- [WHAT IS BEING ASKED] What follows is a listing. Return every line of it exactly.

- [PROVIDED MATERIAL]
┌──
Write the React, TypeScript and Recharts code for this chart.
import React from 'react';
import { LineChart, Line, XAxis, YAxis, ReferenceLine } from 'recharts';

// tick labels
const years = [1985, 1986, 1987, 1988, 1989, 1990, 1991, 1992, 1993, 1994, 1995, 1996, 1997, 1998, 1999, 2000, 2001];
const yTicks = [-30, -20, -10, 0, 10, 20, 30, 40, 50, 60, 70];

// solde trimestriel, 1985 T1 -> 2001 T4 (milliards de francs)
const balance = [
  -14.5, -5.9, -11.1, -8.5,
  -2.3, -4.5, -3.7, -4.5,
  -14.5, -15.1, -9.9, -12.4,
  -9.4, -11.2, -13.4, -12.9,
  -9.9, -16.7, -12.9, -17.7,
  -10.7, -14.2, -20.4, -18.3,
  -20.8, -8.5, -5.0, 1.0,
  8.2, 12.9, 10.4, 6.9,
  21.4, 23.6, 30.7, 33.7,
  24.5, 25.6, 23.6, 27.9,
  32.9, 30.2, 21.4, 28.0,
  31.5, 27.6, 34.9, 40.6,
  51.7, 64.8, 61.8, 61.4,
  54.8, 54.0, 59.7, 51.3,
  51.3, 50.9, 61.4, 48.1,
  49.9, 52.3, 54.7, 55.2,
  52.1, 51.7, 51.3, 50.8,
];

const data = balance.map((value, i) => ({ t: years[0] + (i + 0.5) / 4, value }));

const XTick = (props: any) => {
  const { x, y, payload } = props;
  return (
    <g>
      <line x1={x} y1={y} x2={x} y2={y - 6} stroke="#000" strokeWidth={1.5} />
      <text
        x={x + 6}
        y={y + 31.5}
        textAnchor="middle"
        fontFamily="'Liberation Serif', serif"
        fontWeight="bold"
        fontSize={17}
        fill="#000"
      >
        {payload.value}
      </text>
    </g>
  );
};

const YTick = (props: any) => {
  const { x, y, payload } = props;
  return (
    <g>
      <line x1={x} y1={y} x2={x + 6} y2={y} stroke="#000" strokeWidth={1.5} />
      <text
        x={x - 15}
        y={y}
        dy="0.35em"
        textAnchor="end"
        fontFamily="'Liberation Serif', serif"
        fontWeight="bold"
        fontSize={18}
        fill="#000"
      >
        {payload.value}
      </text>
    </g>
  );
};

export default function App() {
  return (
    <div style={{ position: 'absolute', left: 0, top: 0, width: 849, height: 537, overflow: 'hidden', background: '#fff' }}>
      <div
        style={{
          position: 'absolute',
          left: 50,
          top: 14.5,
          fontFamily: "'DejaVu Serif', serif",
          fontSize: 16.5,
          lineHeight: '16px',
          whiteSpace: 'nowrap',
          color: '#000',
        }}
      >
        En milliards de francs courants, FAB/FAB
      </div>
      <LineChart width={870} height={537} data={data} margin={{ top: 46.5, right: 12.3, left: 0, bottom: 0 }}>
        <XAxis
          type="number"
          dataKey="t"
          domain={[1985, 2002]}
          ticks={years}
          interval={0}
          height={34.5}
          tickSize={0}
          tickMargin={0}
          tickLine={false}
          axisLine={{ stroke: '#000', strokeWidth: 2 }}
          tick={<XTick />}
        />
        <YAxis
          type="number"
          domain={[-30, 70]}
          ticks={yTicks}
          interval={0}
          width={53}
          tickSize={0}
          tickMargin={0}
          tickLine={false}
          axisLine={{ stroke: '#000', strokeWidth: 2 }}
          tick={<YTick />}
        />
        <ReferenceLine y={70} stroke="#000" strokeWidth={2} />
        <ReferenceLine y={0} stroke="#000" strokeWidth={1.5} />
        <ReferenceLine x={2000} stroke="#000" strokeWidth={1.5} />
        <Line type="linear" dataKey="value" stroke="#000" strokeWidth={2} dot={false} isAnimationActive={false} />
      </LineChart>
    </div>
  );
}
└──
- [REPLY]
Write the React, TypeScript and Recharts code for this chart.
import React from 'react';
import { LineChart, Line, XAxis, YAxis, ReferenceLine } from 'recharts';

// tick labels
const years = [1985, 1986, 1987, 1988, 1989, 1990, 1991, 1992, 1993, 1994, 1995, 1996, 1997, 1998, 1999, 2000, 2001];
const yTicks = [-30, -20, -10, 0, 10, 20, 30, 40, 50, 60, 70];

// solde trimestriel, 1985 T1 -> 2001 T4 (milliards de francs)
const balance = [
  -14.5, -5.9, -11.1, -8.5,
  -2.3, -4.5, -3.7, -4.5,
  -14.5, -15.1, -9.9, -12.4,
  -9.4, -11.2, -13.4, -12.9,
  -9.9, -16.7, -12.9, -17.7,
  -10.7, -14.2, -20.4, -18.3,
  -20.8, -8.5, -5.0, 1.0,
  8.2, 12.9, 10.4, 6.9,
  21.4, 23.6, 30.7, 33.7,
  24.5, 25.6, 23.6, 27.9,
  32.9, 30.2, 21.4, 28.0,
  31.5, 27.6, 34.9, 40.6,
  51.7, 64.8, 61.8, 61.4,
  54.8, 54.0, 59.7, 51.3,
  51.3, 50.9, 61.4, 48.1,
  49.9, 52.3, 54.7, 55.2,
  52.1, 51.7, 51.3, 50.8,
];

const data = balance.map((value, i) => ({ t: years[0] + (i + 0.5) / 4, value }));

const XTick = (props: any) => {
  const { x, y, payload } = props;
  return (
    <g>
      <line x1={x} y1={y} x2={x} y2={y - 6} stroke="#000" strokeWidth={1.5} />
      <text
        x={x + 6}
        y={y + 31.5}
        textAnchor="middle"
        fontFamily="'Liberation Serif', serif"
        fontWeight="bold"
        fontSize={17}
        fill="#000"
      >
        {payload.value}
      </text>
    </g>
  );
};

const YTick = (props: any) => {
  const { x, y, payload } = props;
  return (
    <g>
      <line x1={x} y1={y} x2={x + 6} y2={y} stroke="#000" strokeWidth={1.5} />
      <text
        x={x - 15}
        y={y}
        dy="0.35em"
        textAnchor="end"
        fontFamily="'Liberation Serif', serif"
        fontWeight="bold"
        fontSize={18}
        fill="#000"
      >
        {payload.value}
      </text>
    </g>
  );
};

export default function App() {
  return (
    <div style={{ position: 'absolute', left: 0, top: 0, width: 849, height: 537, overflow: 'hidden', background: '#fff' }}>
      <div
        style={{
          position: 'absolute',
          left: 50,
          top: 14.5,
          fontFamily: "'DejaVu Serif', serif",
          fontSize: 16.5,
          lineHeight: '16px',
          whiteSpace: 'nowrap',
          color: '#000',
        }}
      >
        En milliards de francs courants, FAB/FAB
      </div>
      <LineChart width={870} height={537} data={data} margin={{ top: 46.5, right: 12.3, left: 0, bottom: 0 }}>
        <XAxis
          type="number"
          dataKey="t"
          domain={[1985, 2002]}
          ticks={years}
          interval={0}
          height={34.5}
          tickSize={0}
          tickMargin={0}
          tickLine={false}
          axisLine={{ stroke: '#000', strokeWidth: 2 }}
          tick={<XTick />}
        />
        <YAxis
          type="number"
          domain={[-30, 70]}
          ticks={yTicks}
          interval={0}
          width={53}
          tickSize={0}
          tickMargin={0}
          tickLine={false}
          axisLine={{ stroke: '#000', strokeWidth: 2 }}
          tick={<YTick />}
        />
        <ReferenceLine y={70} stroke="#000" strokeWidth={2} />
        <ReferenceLine y={0} stroke="#000" strokeWidth={1.5} />
        <ReferenceLine x={2000} stroke="#000" strokeWidth={1.5} />
        <Line type="linear" dataKey="value" stroke="#000" strokeWidth={2} dot={false} isAnimationActive={false} />
      </LineChart>
    </div>
  );
}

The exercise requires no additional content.